To be honest, I don't want to argue. I want to understand how compilers can follow these rules and follow f.e. (from "6.3.2.3 Pointers" of C99 standard)
A pointer to an object or incomplete type may be converted to a pointer to a different object or incomplete type.
at the same time.
And I asked you to explain the results of compiling one example... I'm afraid that the only explanation is that it is not "valid standard C program"...

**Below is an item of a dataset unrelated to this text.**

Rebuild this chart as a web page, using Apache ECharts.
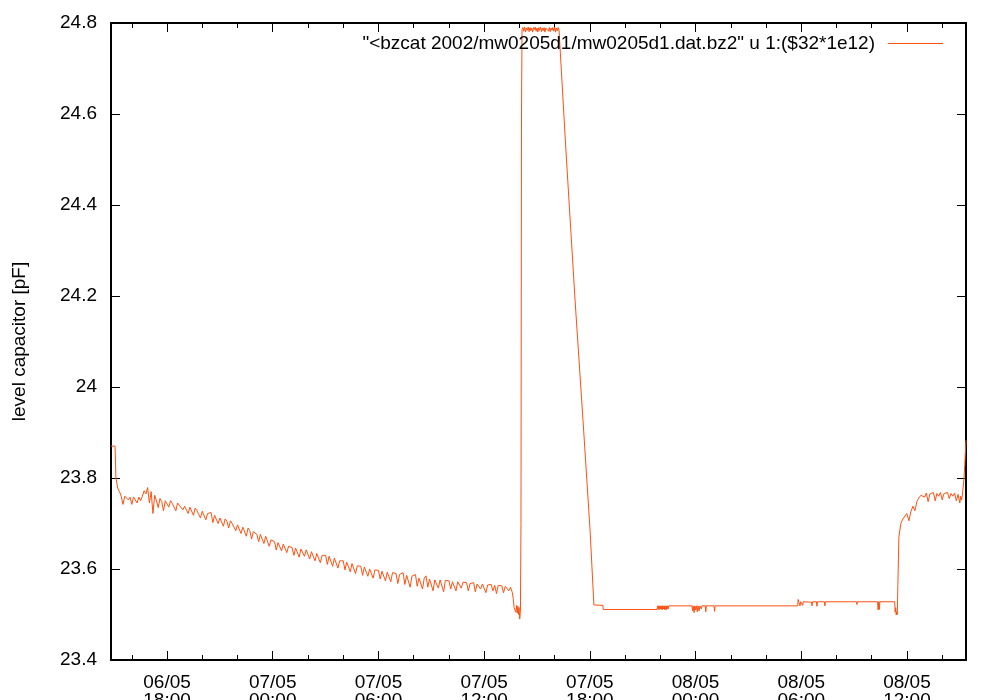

As for @Khrys example. He shows that GCC's optimizer is better than FPC's one considering floats. But what is the impact of strict aliasing optimization? The code
int foo(float *f, int *i)
{
*i = 1;
*f = 0.0;
return *i;
}
compiled with gcc 14.2.0 -O2 or -O3 produces
movl $1, %eax
movl $1, (%rdx)
movl $0x00000000, (%rcx)
ret
what we see in his post.
Compiled with (-O2 or -O3) and -fno-strict-aliasing:
movl $1, (%rdx)
movl $0x00000000, (%rcx)
movl (%rdx), %eax
ret
Is there much difference in performance of
movl $1, %eax and
movl (%rdx), %eax?
At last, -fstrict-aliasing option alone has no impact on results of compilation without optimization.
And now I feel that I have to stop this discussion.